Two unclenched hands in a back street, no self, no name, no one, a reminder of us all. Two hands against a Magritte sky.
"Juan Peron's Hands," by Mathias B. Freese
Creepy the story may be, but prose like this is certainly beautiful to read.
"Alabaster" is the touching story of an elderly Polish concentration camp survivor who befriends a young boy. The boy, of course, knows nothing of the evil perpetuated during the War. His innocence, however, lies in stark contrast to the irreperable damage done to the old woman in the camps. The story is a haunting snapshot of a destroyed life. The woman survived, but at what cost to the psyche?
"Billy's Mirrored Wall" was perhaps the most resonant story in the collection. A man reflects on the importance of a seemingly innocuous event in his childhood. Coming from a solid blue-collar background, he remembers being vaguely impressed (in a twelve-year-old-boy, off-hand sort of way) after being invited over to a upper-middle class friend's home. The modern dishwasher, carpet instead of linoleum, but especially a wall covered in mirrors were all things he was unused to seeing in a home.

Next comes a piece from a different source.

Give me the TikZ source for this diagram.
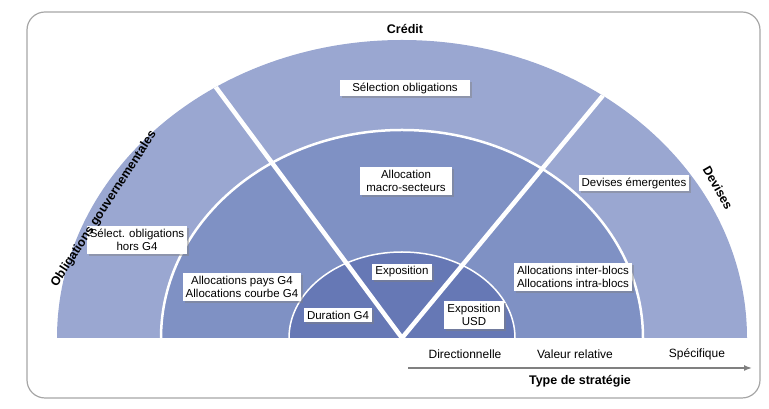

Boys being boys (even in the 1950's), his interest was passing at best. Just enough to mention it off-handedly to his own mother who, to his surprise, took great umbrage to the entire event. Her hurt at not being able to provide her own son with such minor luxuries morphs into anger and while the matter is quickly dropped, it is an event that her son never forgets. In fact, it incorporates itself into his adult life-view.
What Ma has done is to put something into me of her own design, unwillingly, and here I am left to master it, or make sense of it - really to metabolize it.
"Billy's Mirrored Wall," by Mathias B. Freese
The story begs the question of any parent: how much do we unwittingly damage our children in such passing moments?
I thoroughly enjoyed reading these stories and Down to a Sunless Sea has earned a permanent spot on my bookshelf.